### [What is needed]
Write out the listing below without alteration, omitting its pictures.
☆ ☆ ☆
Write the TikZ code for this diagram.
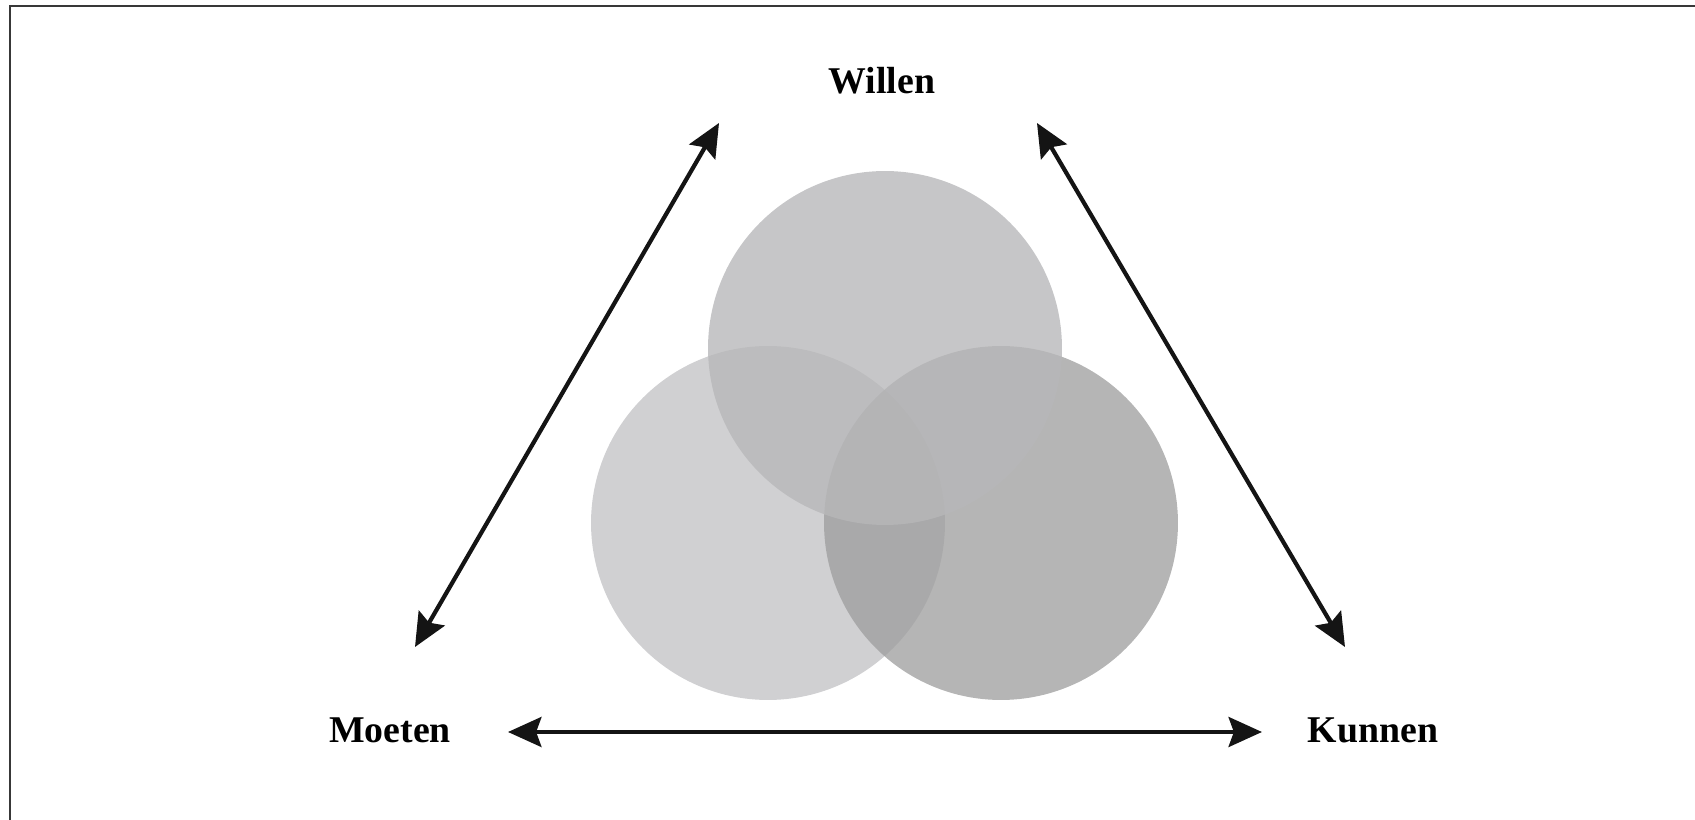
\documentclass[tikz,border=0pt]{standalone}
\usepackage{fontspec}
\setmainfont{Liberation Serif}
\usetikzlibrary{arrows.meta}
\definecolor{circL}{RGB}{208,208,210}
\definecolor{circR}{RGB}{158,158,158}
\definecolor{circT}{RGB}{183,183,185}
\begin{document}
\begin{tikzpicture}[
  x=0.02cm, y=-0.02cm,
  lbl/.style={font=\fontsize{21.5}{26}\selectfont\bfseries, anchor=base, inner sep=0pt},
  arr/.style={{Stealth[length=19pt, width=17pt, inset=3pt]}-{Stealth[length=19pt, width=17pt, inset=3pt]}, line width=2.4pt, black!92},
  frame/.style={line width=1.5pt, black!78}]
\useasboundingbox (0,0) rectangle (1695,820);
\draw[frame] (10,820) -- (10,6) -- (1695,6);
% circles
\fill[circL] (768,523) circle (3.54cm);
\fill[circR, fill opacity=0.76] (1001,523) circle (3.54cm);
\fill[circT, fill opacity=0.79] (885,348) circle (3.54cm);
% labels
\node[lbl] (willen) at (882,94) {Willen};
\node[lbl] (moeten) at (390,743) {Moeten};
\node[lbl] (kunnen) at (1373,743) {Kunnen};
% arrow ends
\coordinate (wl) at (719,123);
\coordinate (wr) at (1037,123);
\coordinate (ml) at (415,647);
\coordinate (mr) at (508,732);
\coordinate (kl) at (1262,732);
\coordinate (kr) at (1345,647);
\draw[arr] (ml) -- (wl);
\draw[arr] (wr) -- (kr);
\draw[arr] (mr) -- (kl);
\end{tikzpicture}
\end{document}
☆ ☆ ☆
### [Finished task]
Write the TikZ code for this diagram.
\documentclass[tikz,border=0pt]{standalone}
\usepackage{fontspec}
\setmainfont{Liberation Serif}
\usetikzlibrary{arrows.meta}
\definecolor{circL}{RGB}{208,208,210}
\definecolor{circR}{RGB}{158,158,158}
\definecolor{circT}{RGB}{183,183,185}
\begin{document}
\begin{tikzpicture}[
  x=0.02cm, y=-0.02cm,
  lbl/.style={font=\fontsize{21.5}{26}\selectfont\bfseries, anchor=base, inner sep=0pt},
  arr/.style={{Stealth[length=19pt, width=17pt, inset=3pt]}-{Stealth[length=19pt, width=17pt, inset=3pt]}, line width=2.4pt, black!92},
  frame/.style={line width=1.5pt, black!78}]
\useasboundingbox (0,0) rectangle (1695,820);
\draw[frame] (10,820) -- (10,6) -- (1695,6);
% circles
\fill[circL] (768,523) circle (3.54cm);
\fill[circR, fill opacity=0.76] (1001,523) circle (3.54cm);
\fill[circT, fill opacity=0.79] (885,348) circle (3.54cm);
% labels
\node[lbl] (willen) at (882,94) {Willen};
\node[lbl] (moeten) at (390,743) {Moeten};
\node[lbl] (kunnen) at (1373,743) {Kunnen};
% arrow ends
\coordinate (wl) at (719,123);
\coordinate (wr) at (1037,123);
\coordinate (ml) at (415,647);
\coordinate (mr) at (508,732);
\coordinate (kl) at (1262,732);
\coordinate (kr) at (1345,647);
\draw[arr] (ml) -- (wl);
\draw[arr] (wr) -- (kr);
\draw[arr] (mr) -- (kl);
\end{tikzpicture}
\end{document}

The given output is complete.